The Regional District of Nanaimo (RDN) has announced that it will host a Water Pricing Workshop on September 9, 2010. The workshop is a collaborative effort with the POLIS Water Sustainability Project (University of Victoria) and CAVI-Convening for Action on Vancouver Island.

To Learn More:

To download a poster that is complete with pre-registration information, click on Preliminary Announcement for “Worth Every Penny: A Learning Lunch Workshop”

Water Pricing Primer

In May 2010, the University of Victoria’s POLIS Project on Ecological Governance published Worth Every Penny: A Primer on Conservation-Oriented Water Pricing.

John finnie (120p)“The Primer will provide the core content for the Water Pricing Workshop,” states John Finnie, General Manager of Regional & Community Utilities with the RDN. He is also CAVI Chair. “The workshop creates a timely opportunity to connect the dots between the Primer, the RDN’s Action for Water, and Beyond the Guidebook 2010. The desired outcome for the workshop is that participating practitioners will understand why ‘conservation-oriented water pricing ‘ is a tool to achieve a larger end.”
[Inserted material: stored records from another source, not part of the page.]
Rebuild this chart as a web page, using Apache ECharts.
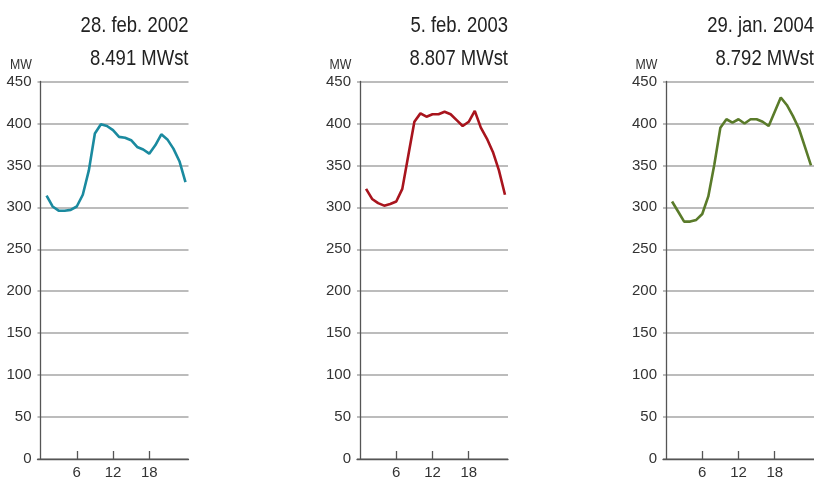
<!DOCTYPE html>
<html><head><meta charset="utf-8">
<script src="https://cdn.jsdelivr.net/npm/echarts@6/dist/echarts.min.js"></script>
<style>html,body{margin:0;padding:0;background:#fff}#c{width:814px;height:480px}</style>
</head><body><div id="c"></div>
<script>
const hours = [1,2,3,4,5,6,7,8,9,10,11,12,13,14,15,16,17,18,19,20,21,22,23,24];
const load2002 = [314,301,296,296,297,301,315,344,388,399,397,392,384,383,380,372,369,364,374,387,381,370,355,330];
const load2003 = [322,310,305,302,304,307,322,362,402,412,408,411,411,414,411,404,397,402,415,395,382,366,344,315];
const load2004 = [307,295,283,283,285,292,313,351,395,405,401,405,400,405,405,402,397,414,431,422,409,394,372,350];
const titles1 = ['28. feb. 2002','5. feb. 2003','29. jan. 2004'];
const titles2 = ['8.491 MWst','8.807 MWst','8.792 MWst'];
const xTicks = [6,12,18];
const yUnit = 'MW';
const colors = ['#1a8a9f','#a8141d','#5a7b2a'];

const lefts = [37.5, 357, 663];
const W = 151, TOP = 81.5, BOTTOM = 461;
const FONT = '"Liberation Sans",Arial,sans-serif';
const series = [load2002, load2003, load2004];

const grids = [], xAxes = [], yAxes = [], ser = [], graphics = [];
for (let i = 0; i < 3; i++) {
  grids.push({left: lefts[i], top: TOP, width: W, height: BOTTOM - TOP});
  xAxes.push({
    type: 'value', gridIndex: i, min: -0.5, max: 24.5,
    axisLine: {show: true, lineStyle: {color: '#555', width: 1.3}},
    axisTick: {show: true, inside: true, length: 8, customValues: xTicks, lineStyle: {color: '#555', width: 1.3}},
    axisLabel: {customValues: xTicks, color: '#333', fontSize: 15, fontFamily: FONT, margin: 6},
    splitLine: {show: false}
  });
  yAxes.push({
    type: 'value', gridIndex: i, min: 0, max: 450, interval: 50,
    axisLine: {show: true, lineStyle: {color: '#555', width: 1.3}},
    axisTick: {show: false},
    axisLabel: {color: '#333', fontSize: 15, fontFamily: FONT, margin: 6},
    splitLine: {show: true, lineStyle: {color: '#a6a6a6', width: 1.5}}
  });
  ser.push({
    type: 'line', xAxisIndex: i, yAxisIndex: i, showSymbol: false, symbol: 'none',
    data: hours.map((h, k) => [h, series[i][k]]),
    lineStyle: {color: colors[i], width: 2.6}, itemStyle: {color: colors[i]},
    animation: false, z: 5
  });
  const right = lefts[i] + W;
  graphics.push({type: 'text', x: right, y: 25.5, scaleX: 0.84, style: {text: titles1[i], textAlign: 'right', textVerticalAlign: 'middle', font: '22px ' + FONT, fill: '#222'}});
  graphics.push({type: 'text', x: right, y: 59, scaleX: 0.84, style: {text: titles2[i], textAlign: 'right', textVerticalAlign: 'middle', font: '22px ' + FONT, fill: '#222'}});
  graphics.push({type: 'text', x: lefts[i] - 27.5, y: 65, scaleX: 0.88, style: {text: yUnit, textAlign: 'left', textVerticalAlign: 'middle', font: '14px ' + FONT, fill: '#333'}});
}

const chart = echarts.init(document.getElementById('c'), null, {renderer: 'canvas'});
chart.setOption({
  animation: false,
  grid: grids, xAxis: xAxes, yAxis: yAxes, series: ser, graphic: graphics
});
</script></body></html>
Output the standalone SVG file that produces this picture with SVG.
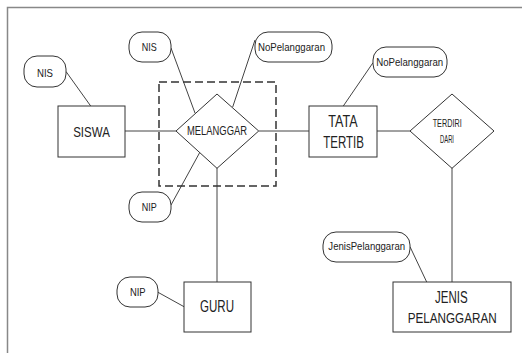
<svg xmlns="http://www.w3.org/2000/svg" width="522" height="353" viewBox="0 0 522 353">
<style>
.box{fill:#fff;stroke:#333;stroke-width:1}
.attr{fill:#fff;stroke:#333;stroke-width:1}
.ln{stroke:#444;stroke-width:1;fill:none}
text{font-family:"Liberation Sans",Arial,sans-serif;fill:#222;text-anchor:middle}
.a{font-size:11.5px}
.d{font-size:12px}
.e{font-size:16px}
</style>
<rect x="0" y="0" width="522" height="353" fill="#fff"/>
<path d="M7.5,353 V7.5 H522" fill="none" stroke="#888" stroke-width="1.5"/>
<g id="connectors">
<line class="ln" x1="66" y1="71.5" x2="90.7" y2="106"/>
<line class="ln" x1="125" y1="131" x2="176" y2="131"/>
<line class="ln" x1="171" y1="48" x2="195" y2="113"/>
<line class="ln" x1="255" y1="40" x2="232.7" y2="107"/>
<line class="ln" x1="171" y1="205" x2="200" y2="152"/>
<line class="ln" x1="217" y1="168" x2="217" y2="282"/>
<line class="ln" x1="158" y1="292.3" x2="184" y2="306.7"/>
<line class="ln" x1="258.7" y1="131" x2="309" y2="131"/>
<line class="ln" x1="373" y1="62.7" x2="343.3" y2="106"/>
<line class="ln" x1="377" y1="131" x2="410" y2="131"/>
<line class="ln" x1="452" y1="168" x2="452" y2="282"/>
<line class="ln" x1="410" y1="246.7" x2="426.7" y2="282"/>
</g>
<g id="aggregation">
<rect x="159" y="82" width="117" height="104" fill="none" stroke="#333" stroke-width="1.5" stroke-dasharray="8,4"/>
</g>
<g id="attr-nis-siswa">
<rect class="attr" x="24" y="56" width="42" height="31" rx="13"/>
<text class="a" x="45" y="76.5" textLength="16" lengthAdjust="spacingAndGlyphs">NIS</text>
</g>
<g id="siswa">
<rect class="box" x="58" y="106" width="67" height="51"/>
<text x="91.5" y="136.7" font-size="15" textLength="36.7" lengthAdjust="spacingAndGlyphs">SISWA</text>
</g>
<g id="attr-nis-melanggar">
<rect class="attr" x="129" y="32" width="42" height="30" rx="13"/>
<text class="a" x="149.2" y="51" textLength="15" lengthAdjust="spacingAndGlyphs">NIS</text>
</g>
<g id="attr-nopel-melanggar">
<rect class="attr" x="255" y="32" width="77" height="30" rx="13"/>
<text class="a" x="291.5" y="50.7" textLength="67" lengthAdjust="spacingAndGlyphs">NoPelanggaran</text>
</g>
<g id="melanggar">
<polygon class="box" points="176,131 217,94 258.7,131 217,168.3"/>
<text class="d" x="217" y="135" textLength="60" lengthAdjust="spacingAndGlyphs">MELANGGAR</text>
</g>
<g id="attr-nip-melanggar">
<rect class="attr" x="129" y="192" width="42" height="30" rx="13"/>
<text class="a" x="149.2" y="210.7" textLength="15" lengthAdjust="spacingAndGlyphs">NIP</text>
</g>
<g id="guru">
<rect class="box" x="184" y="282" width="67" height="50"/>
<text class="e" x="217" y="311.7" textLength="34" lengthAdjust="spacingAndGlyphs">GURU</text>
</g>
<g id="attr-nip-guru">
<rect class="attr" x="117" y="277" width="41" height="30" rx="13"/>
<text class="a" x="137.8" y="296" textLength="15.7" lengthAdjust="spacingAndGlyphs">NIP</text>
</g>
<g id="tata-tertib">
<rect class="box" x="309" y="106" width="68" height="51"/>
<text class="e" x="343" y="126.7" textLength="29.3" lengthAdjust="spacingAndGlyphs">TATA</text>
<text class="e" x="343.6" y="148.3" textLength="40.7" lengthAdjust="spacingAndGlyphs">TERTIB</text>
</g>
<g id="attr-nopel-tatatertib">
<rect class="attr" x="373" y="47" width="74" height="30" rx="13"/>
<text class="a" x="409.7" y="66" textLength="67" lengthAdjust="spacingAndGlyphs">NoPelanggaran</text>
</g>
<g id="terdiri-dari">
<polygon class="box" points="410,131 452,94 494,131 452,168.3"/>
<text class="a" x="447.2" y="127.3" textLength="29" lengthAdjust="spacingAndGlyphs">TERDIRI</text>
<text class="a" x="447" y="143.3" textLength="14" lengthAdjust="spacingAndGlyphs">DARI</text>
</g>
<g id="attr-jenispel">
<rect class="attr" x="323" y="232" width="87" height="30" rx="13"/>
<text class="a" x="366.7" y="250" textLength="76.7" lengthAdjust="spacingAndGlyphs">JenisPelanggaran</text>
</g>
<g id="jenis-pelanggaran">
<rect class="box" x="393" y="282" width="118" height="50"/>
<text class="e" x="451.3" y="303.3" textLength="32.7" lengthAdjust="spacingAndGlyphs">JENIS</text>
<text x="452.2" y="323.3" font-size="14.5" textLength="89" lengthAdjust="spacingAndGlyphs">PELANGGARAN</text>
</g>
</svg>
“During the July/August period, we will be releasing additional details about the workshop program design. We will be elaborating on each of the ‘dots’ and we will foreshadowing what we hope to accomplish in ‘town hall sharing and learning sessions’ that will focus on Vancouver Island experience.”

Conservation-Oriented Water Pricing

“The primer provides an overview of conservation-oriented water pricing. It explains how it works, what are the benefits are, and how water utilities can implement and transition to this system over time. The primer also offers advice on how to address some implementation challenges,” explains Oliver Brandes, POLIS Associate Director and Water Sustainability Project Leader

“With little financial incentive to conserve, we over-consume, and our overconsumption is threatening water supplies, community water security and the sustainability of our water service infrastructure.”

The Need for Action

“Moving to effective water pricing will take time and probably a bit of courage on the part of municipal leaders. But we need to remember that it makes sound sense from both business and environmental points of view,” emphasizes Kirk Stinchcombe, Primer  co-author. He is the featured faculty for the workshop.

“Water infrastructure in many Canadian towns and cities is deteriorating, and water bills are often not high enough to even cover the costs of continuing operations. In fact, Statistics Canada figures show that the aggregate ratio of what municipal water service providers brought in (revenue) compared with what they spent (expenditure) in 2007 was only 70 per cent and is falling.”

“In other words, water users are not even coming close to covering the full costs of the water services they enjoy — and it’s getting worse.”

“To cover the gap, occasionally a federal or provincial government, looking to score political points, doles out money under variously branded ‘green’ (or in this case ‘blue’) infrastructure programs. But this is a Band-Aid solution for a geyser of a problem. A better solution is to begin charging individuals and businesses what water really is worth, based on the volume they use,” concludes Kirk Stinchcombe.